Data items
####################
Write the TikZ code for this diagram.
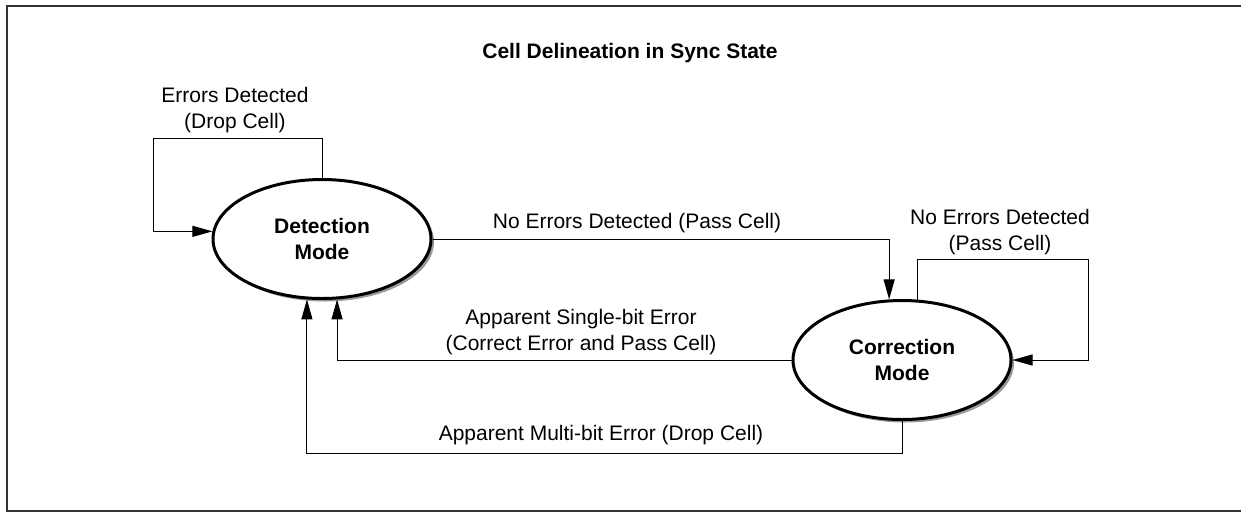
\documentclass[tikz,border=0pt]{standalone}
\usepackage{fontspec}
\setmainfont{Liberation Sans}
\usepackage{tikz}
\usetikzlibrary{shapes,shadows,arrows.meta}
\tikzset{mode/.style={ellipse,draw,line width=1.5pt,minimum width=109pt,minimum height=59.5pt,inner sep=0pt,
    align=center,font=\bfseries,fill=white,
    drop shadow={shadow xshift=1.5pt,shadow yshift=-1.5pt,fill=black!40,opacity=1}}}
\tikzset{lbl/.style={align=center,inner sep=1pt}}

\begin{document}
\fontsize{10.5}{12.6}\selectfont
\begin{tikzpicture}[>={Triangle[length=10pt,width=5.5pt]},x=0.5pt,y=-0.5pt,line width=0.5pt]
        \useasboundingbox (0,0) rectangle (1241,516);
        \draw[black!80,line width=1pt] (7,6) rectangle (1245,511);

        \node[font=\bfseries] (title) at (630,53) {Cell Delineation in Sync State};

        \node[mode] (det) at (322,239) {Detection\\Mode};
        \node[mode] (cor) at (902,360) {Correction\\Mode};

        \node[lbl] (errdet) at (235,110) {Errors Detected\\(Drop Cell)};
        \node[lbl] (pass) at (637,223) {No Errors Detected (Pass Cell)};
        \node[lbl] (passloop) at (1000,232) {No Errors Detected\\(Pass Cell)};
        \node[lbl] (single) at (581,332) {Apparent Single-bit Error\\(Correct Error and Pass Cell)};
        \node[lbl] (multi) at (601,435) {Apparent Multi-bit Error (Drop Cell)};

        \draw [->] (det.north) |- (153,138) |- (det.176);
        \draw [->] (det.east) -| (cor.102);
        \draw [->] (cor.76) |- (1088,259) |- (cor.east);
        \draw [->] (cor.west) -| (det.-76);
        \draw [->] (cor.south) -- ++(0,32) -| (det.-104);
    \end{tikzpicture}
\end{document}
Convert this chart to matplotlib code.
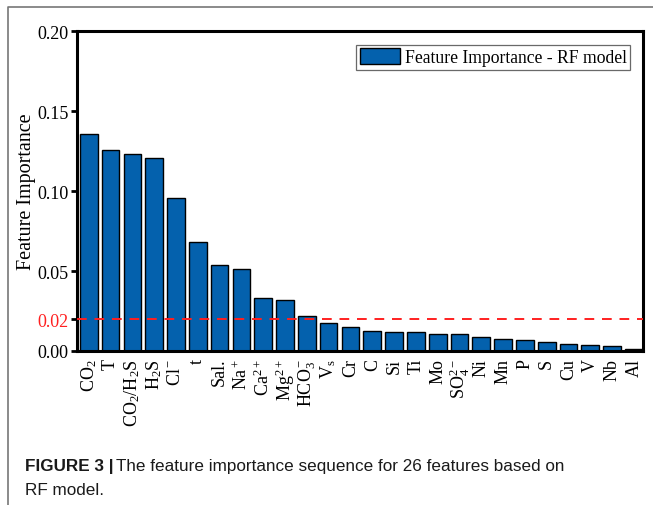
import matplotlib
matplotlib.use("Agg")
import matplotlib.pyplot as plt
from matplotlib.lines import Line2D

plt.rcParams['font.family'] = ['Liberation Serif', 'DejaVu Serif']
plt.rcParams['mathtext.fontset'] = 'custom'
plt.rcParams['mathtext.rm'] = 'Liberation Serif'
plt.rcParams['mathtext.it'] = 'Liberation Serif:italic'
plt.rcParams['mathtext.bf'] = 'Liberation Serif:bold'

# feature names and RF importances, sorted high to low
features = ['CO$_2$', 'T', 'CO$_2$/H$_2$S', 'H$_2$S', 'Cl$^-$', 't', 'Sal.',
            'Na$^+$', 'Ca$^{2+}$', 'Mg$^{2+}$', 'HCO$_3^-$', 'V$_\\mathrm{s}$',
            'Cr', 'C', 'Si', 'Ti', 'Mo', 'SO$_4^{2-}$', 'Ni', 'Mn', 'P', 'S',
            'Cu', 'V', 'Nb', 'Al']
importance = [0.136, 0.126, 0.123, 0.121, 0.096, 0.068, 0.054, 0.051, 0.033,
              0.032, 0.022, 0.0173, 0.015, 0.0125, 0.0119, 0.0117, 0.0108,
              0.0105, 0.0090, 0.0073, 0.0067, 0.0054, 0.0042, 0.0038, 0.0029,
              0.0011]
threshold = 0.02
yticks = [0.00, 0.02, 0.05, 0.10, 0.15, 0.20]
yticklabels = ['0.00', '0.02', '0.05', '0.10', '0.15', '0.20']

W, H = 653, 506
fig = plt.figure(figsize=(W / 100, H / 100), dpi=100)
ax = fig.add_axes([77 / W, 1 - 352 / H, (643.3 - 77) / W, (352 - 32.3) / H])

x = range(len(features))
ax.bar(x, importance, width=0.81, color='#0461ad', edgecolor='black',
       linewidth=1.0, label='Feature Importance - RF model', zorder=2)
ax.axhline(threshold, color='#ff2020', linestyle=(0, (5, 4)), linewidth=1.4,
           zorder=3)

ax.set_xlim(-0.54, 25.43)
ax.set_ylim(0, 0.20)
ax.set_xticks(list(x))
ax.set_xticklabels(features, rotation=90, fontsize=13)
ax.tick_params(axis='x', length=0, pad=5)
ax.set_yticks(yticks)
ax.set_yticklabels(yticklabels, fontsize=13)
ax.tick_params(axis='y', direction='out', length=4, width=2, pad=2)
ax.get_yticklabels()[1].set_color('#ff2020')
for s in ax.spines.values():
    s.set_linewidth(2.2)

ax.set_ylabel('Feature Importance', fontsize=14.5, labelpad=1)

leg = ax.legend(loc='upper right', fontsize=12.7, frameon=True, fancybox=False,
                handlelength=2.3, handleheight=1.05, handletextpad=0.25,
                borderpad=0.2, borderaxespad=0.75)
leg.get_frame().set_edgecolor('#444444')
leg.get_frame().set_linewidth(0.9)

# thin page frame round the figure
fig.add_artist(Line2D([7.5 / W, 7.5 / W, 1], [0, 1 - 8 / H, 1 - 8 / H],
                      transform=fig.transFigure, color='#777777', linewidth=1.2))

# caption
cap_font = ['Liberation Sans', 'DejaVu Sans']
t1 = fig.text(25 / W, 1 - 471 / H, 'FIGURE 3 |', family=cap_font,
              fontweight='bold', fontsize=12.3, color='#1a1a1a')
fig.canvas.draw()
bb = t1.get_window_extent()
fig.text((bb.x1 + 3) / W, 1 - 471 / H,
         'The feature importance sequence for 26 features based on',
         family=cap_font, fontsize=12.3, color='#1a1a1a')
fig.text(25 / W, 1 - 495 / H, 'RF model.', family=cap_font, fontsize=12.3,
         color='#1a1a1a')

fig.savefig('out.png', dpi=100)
####################
Write out the whole listing again, exactly, with no pictures.

[Answer below]:
Write the TikZ code for this diagram.
\documentclass[tikz,border=0pt]{standalone}
\usepackage{fontspec}
\setmainfont{Liberation Sans}
\usepackage{tikz}
\usetikzlibrary{shapes,shadows,arrows.meta}
\tikzset{mode/.style={ellipse,draw,line width=1.5pt,minimum width=109pt,minimum height=59.5pt,inner sep=0pt,
    align=center,font=\bfseries,fill=white,
    drop shadow={shadow xshift=1.5pt,shadow yshift=-1.5pt,fill=black!40,opacity=1}}}
\tikzset{lbl/.style={align=center,inner sep=1pt}}

\begin{document}
\fontsize{10.5}{12.6}\selectfont
\begin{tikzpicture}[>={Triangle[length=10pt,width=5.5pt]},x=0.5pt,y=-0.5pt,line width=0.5pt]
        \useasboundingbox (0,0) rectangle (1241,516);
        \draw[black!80,line width=1pt] (7,6) rectangle (1245,511);

        \node[font=\bfseries] (title) at (630,53) {Cell Delineation in Sync State};

        \node[mode] (det) at (322,239) {Detection\\Mode};
        \node[mode] (cor) at (902,360) {Correction\\Mode};

        \node[lbl] (errdet) at (235,110) {Errors Detected\\(Drop Cell)};
        \node[lbl] (pass) at (637,223) {No Errors Detected (Pass Cell)};
        \node[lbl] (passloop) at (1000,232) {No Errors Detected\\(Pass Cell)};
        \node[lbl] (single) at (581,332) {Apparent Single-bit Error\\(Correct Error and Pass Cell)};
        \node[lbl] (multi) at (601,435) {Apparent Multi-bit Error (Drop Cell)};

        \draw [->] (det.north) |- (153,138) |- (det.176);
        \draw [->] (det.east) -| (cor.102);
        \draw [->] (cor.76) |- (1088,259) |- (cor.east);
        \draw [->] (cor.west) -| (det.-76);
        \draw [->] (cor.south) -- ++(0,32) -| (det.-104);
    \end{tikzpicture}
\end{document}
Convert this chart to matplotlib code.
import matplotlib
matplotlib.use("Agg")
import matplotlib.pyplot as plt
from matplotlib.lines import Line2D

plt.rcParams['font.family'] = ['Liberation Serif', 'DejaVu Serif']
plt.rcParams['mathtext.fontset'] = 'custom'
plt.rcParams['mathtext.rm'] = 'Liberation Serif'
plt.rcParams['mathtext.it'] = 'Liberation Serif:italic'
plt.rcParams['mathtext.bf'] = 'Liberation Serif:bold'

# feature names and RF importances, sorted high to low
features = ['CO$_2$', 'T', 'CO$_2$/H$_2$S', 'H$_2$S', 'Cl$^-$', 't', 'Sal.',
            'Na$^+$', 'Ca$^{2+}$', 'Mg$^{2+}$', 'HCO$_3^-$', 'V$_\\mathrm{s}$',
            'Cr', 'C', 'Si', 'Ti', 'Mo', 'SO$_4^{2-}$', 'Ni', 'Mn', 'P', 'S',
            'Cu', 'V', 'Nb', 'Al']
importance = [0.136, 0.126, 0.123, 0.121, 0.096, 0.068, 0.054, 0.051, 0.033,
              0.032, 0.022, 0.0173, 0.015, 0.0125, 0.0119, 0.0117, 0.0108,
              0.0105, 0.0090, 0.0073, 0.0067, 0.0054, 0.0042, 0.0038, 0.0029,
              0.0011]
threshold = 0.02
yticks = [0.00, 0.02, 0.05, 0.10, 0.15, 0.20]
yticklabels = ['0.00', '0.02', '0.05', '0.10', '0.15', '0.20']

W, H = 653, 506
fig = plt.figure(figsize=(W / 100, H / 100), dpi=100)
ax = fig.add_axes([77 / W, 1 - 352 / H, (643.3 - 77) / W, (352 - 32.3) / H])

x = range(len(features))
ax.bar(x, importance, width=0.81, color='#0461ad', edgecolor='black',
       linewidth=1.0, label='Feature Importance - RF model', zorder=2)
ax.axhline(threshold, color='#ff2020', linestyle=(0, (5, 4)), linewidth=1.4,
           zorder=3)

ax.set_xlim(-0.54, 25.43)
ax.set_ylim(0, 0.20)
ax.set_xticks(list(x))
ax.set_xticklabels(features, rotation=90, fontsize=13)
ax.tick_params(axis='x', length=0, pad=5)
ax.set_yticks(yticks)
ax.set_yticklabels(yticklabels, fontsize=13)
ax.tick_params(axis='y', direction='out', length=4, width=2, pad=2)
ax.get_yticklabels()[1].set_color('#ff2020')
for s in ax.spines.values():
    s.set_linewidth(2.2)

ax.set_ylabel('Feature Importance', fontsize=14.5, labelpad=1)

leg = ax.legend(loc='upper right', fontsize=12.7, frameon=True, fancybox=False,
                handlelength=2.3, handleheight=1.05, handletextpad=0.25,
                borderpad=0.2, borderaxespad=0.75)
leg.get_frame().set_edgecolor('#444444')
leg.get_frame().set_linewidth(0.9)

# thin page frame round the figure
fig.add_artist(Line2D([7.5 / W, 7.5 / W, 1], [0, 1 - 8 / H, 1 - 8 / H],
                      transform=fig.transFigure, color='#777777', linewidth=1.2))

# caption
cap_font = ['Liberation Sans', 'DejaVu Sans']
t1 = fig.text(25 / W, 1 - 471 / H, 'FIGURE 3 |', family=cap_font,
              fontweight='bold', fontsize=12.3, color='#1a1a1a')
fig.canvas.draw()
bb = t1.get_window_extent()
fig.text((bb.x1 + 3) / W, 1 - 471 / H,
         'The feature importance sequence for 26 features based on',
         family=cap_font, fontsize=12.3, color='#1a1a1a')
fig.text(25 / W, 1 - 495 / H, 'RF model.', family=cap_font, fontsize=12.3,
         color='#1a1a1a')

fig.savefig('out.png', dpi=100)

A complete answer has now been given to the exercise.